* [DATASET EXCERPTS]:
↓

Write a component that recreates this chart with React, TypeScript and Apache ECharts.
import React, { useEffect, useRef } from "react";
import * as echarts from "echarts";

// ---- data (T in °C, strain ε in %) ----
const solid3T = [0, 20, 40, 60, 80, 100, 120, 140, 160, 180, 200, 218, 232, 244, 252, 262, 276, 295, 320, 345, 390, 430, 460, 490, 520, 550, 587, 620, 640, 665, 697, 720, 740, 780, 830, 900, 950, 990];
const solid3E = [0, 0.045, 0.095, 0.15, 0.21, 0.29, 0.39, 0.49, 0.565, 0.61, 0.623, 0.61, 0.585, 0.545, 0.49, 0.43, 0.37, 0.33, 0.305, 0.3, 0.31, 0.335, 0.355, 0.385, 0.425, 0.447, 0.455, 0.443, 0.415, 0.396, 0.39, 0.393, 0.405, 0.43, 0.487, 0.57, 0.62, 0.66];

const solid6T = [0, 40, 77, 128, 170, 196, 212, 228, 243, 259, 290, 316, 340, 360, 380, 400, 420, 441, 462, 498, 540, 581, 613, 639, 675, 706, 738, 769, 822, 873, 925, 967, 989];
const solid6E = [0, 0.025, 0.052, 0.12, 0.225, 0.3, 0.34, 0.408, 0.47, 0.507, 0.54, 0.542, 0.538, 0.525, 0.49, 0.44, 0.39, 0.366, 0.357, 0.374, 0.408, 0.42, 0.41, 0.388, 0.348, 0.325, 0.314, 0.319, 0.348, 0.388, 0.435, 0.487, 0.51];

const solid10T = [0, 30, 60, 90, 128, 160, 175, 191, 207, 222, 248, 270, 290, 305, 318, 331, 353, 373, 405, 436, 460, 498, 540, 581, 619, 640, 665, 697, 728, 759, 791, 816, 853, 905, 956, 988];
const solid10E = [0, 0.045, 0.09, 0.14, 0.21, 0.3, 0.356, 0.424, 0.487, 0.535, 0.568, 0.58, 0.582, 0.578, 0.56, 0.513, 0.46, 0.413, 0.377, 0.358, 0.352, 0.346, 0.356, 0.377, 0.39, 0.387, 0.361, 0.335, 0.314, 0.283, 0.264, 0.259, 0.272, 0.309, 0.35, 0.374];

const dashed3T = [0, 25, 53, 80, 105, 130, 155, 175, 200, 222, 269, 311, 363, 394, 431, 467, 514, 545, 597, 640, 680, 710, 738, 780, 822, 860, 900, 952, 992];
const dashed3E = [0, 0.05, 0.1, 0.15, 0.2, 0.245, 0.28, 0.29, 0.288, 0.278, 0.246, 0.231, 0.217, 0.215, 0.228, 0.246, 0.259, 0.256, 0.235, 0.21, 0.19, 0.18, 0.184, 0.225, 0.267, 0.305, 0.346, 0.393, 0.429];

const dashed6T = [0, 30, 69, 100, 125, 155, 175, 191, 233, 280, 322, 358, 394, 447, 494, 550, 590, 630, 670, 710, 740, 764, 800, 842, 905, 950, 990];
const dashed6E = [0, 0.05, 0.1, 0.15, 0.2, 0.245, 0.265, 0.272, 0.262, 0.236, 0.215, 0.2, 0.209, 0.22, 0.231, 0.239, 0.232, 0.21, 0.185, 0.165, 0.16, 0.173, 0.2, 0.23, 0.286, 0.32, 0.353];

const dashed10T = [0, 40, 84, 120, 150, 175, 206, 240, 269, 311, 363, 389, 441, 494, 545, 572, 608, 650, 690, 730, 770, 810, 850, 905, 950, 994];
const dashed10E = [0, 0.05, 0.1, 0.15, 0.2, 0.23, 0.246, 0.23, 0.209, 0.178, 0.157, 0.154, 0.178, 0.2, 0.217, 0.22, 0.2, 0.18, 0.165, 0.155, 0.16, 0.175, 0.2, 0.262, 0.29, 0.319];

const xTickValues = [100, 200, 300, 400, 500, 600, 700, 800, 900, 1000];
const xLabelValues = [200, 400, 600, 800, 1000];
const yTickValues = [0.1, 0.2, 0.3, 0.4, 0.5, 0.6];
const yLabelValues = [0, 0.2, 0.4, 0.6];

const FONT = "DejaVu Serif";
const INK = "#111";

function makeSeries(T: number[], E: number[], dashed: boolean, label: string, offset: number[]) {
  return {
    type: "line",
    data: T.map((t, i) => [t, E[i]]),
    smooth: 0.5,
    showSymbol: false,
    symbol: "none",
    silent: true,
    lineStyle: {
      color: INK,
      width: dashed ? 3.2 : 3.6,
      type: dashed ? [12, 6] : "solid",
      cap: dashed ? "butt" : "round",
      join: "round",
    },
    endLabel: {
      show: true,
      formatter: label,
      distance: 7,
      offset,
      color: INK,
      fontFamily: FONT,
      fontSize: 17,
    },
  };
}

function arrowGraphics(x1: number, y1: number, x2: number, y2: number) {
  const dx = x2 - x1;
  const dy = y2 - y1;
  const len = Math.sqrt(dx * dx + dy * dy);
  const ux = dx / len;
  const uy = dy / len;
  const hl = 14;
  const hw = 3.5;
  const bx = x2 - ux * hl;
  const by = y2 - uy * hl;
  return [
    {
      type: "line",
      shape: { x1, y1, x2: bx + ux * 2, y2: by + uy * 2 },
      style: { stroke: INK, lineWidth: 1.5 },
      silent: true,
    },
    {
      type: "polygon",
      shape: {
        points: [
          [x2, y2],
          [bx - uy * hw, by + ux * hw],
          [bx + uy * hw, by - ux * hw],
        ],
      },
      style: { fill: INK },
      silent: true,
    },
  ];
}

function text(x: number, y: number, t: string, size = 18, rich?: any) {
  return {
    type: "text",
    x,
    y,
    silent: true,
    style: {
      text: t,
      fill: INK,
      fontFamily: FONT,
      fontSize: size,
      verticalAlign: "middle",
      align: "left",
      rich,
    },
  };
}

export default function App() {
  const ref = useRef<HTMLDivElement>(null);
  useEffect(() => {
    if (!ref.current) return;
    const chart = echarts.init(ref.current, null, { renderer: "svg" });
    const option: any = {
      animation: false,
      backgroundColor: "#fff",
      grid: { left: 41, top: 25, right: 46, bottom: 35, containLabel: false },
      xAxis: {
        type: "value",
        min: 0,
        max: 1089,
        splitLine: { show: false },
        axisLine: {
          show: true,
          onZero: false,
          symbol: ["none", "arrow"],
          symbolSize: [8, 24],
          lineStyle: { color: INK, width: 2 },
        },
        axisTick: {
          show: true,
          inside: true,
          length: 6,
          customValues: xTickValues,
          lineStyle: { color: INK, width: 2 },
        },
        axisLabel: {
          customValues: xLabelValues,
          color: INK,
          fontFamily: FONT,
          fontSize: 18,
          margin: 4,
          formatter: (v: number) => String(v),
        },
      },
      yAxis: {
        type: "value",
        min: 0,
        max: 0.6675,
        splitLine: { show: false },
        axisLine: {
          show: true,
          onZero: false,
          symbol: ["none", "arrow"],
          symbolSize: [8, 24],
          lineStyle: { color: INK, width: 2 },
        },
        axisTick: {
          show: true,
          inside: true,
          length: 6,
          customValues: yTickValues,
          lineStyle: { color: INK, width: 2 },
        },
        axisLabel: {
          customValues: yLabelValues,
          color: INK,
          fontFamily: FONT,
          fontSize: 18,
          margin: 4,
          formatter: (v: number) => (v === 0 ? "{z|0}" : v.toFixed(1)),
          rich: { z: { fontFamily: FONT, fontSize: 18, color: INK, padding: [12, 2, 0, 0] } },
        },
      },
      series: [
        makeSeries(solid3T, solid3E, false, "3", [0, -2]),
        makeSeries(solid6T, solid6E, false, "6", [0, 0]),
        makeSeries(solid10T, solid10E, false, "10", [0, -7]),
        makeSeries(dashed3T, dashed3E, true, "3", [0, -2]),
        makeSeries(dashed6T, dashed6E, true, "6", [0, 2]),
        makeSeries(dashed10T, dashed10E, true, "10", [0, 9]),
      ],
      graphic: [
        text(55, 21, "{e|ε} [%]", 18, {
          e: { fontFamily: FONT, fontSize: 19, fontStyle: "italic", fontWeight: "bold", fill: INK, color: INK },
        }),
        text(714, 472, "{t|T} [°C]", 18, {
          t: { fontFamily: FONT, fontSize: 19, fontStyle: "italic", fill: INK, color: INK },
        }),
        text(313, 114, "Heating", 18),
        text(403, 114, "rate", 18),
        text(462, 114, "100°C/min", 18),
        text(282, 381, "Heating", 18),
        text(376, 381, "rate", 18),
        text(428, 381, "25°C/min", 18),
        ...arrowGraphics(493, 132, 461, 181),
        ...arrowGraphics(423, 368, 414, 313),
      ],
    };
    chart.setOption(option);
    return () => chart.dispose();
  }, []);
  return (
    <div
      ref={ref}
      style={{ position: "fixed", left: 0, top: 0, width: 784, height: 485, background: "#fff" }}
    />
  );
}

↑
↓

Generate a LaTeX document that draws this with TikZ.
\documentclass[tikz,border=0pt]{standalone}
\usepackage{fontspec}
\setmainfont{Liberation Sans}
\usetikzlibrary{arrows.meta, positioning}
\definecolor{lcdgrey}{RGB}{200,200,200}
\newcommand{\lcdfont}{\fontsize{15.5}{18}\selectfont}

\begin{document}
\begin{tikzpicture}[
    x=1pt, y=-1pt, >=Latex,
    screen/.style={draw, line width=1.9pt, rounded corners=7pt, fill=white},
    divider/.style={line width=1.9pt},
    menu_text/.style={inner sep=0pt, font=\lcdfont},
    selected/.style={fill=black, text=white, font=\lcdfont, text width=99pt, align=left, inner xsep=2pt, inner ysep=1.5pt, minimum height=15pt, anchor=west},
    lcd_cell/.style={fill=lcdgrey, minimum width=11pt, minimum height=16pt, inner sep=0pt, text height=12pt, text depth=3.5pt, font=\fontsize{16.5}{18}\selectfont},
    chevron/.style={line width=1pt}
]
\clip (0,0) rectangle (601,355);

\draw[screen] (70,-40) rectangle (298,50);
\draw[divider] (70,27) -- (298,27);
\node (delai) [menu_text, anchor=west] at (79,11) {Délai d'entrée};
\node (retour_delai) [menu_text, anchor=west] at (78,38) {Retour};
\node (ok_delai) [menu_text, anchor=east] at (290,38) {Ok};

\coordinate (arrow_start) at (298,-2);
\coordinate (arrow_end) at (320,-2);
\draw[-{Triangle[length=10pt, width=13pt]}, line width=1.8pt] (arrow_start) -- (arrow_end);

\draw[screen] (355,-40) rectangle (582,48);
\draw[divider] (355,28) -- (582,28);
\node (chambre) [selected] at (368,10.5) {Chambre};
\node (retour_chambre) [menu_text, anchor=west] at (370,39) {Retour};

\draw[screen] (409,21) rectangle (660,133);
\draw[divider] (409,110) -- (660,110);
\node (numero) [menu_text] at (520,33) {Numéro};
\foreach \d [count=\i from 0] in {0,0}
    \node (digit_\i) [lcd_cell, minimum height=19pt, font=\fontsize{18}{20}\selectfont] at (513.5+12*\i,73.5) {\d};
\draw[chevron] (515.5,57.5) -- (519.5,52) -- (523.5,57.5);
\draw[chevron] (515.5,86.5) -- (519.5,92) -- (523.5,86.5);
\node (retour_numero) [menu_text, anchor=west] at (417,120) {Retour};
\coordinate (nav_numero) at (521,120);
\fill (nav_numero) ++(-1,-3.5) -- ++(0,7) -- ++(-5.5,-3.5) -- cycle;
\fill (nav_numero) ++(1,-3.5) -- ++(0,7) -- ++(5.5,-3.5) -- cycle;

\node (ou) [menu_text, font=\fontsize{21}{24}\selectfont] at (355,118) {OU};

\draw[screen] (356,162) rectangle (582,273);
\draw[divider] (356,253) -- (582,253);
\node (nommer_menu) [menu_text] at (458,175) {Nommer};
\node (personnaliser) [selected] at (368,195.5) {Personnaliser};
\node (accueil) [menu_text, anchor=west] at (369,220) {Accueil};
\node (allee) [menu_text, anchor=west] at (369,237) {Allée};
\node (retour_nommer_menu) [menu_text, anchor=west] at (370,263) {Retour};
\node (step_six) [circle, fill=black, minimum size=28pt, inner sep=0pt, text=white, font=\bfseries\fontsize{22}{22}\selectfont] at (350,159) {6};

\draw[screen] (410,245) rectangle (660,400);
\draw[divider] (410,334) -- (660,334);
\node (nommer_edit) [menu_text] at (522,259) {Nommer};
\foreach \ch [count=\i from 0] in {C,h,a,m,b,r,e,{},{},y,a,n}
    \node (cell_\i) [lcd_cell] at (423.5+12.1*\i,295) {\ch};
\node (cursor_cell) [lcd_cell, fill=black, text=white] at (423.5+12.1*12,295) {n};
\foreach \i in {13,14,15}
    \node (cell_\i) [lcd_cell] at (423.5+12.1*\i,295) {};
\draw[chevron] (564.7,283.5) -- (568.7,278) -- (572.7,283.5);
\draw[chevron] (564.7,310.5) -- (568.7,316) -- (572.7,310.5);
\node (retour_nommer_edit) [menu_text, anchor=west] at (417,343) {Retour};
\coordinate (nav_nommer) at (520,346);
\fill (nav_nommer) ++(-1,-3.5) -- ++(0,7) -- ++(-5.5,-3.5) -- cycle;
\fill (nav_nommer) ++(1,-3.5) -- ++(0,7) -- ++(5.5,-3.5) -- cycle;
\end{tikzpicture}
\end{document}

↑
↓

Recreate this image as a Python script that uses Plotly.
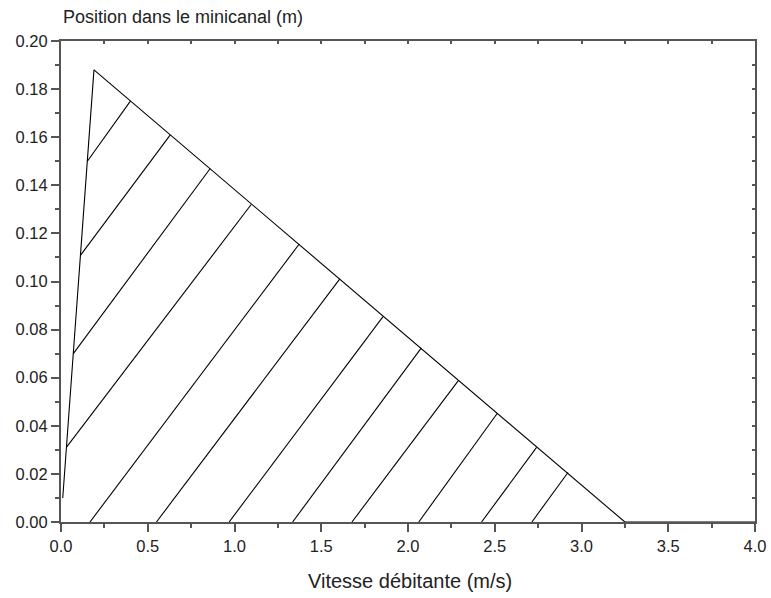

↑

* [WRITTEN EXERCISE]: Select all lines with the word "that" from the entries above.

* [WRITTEN ANSWER]:
Write a component that recreates this chart with React, TypeScript and Apache ECharts.
Generate a LaTeX document that draws this with TikZ.
Recreate this image as a Python script that uses Plotly.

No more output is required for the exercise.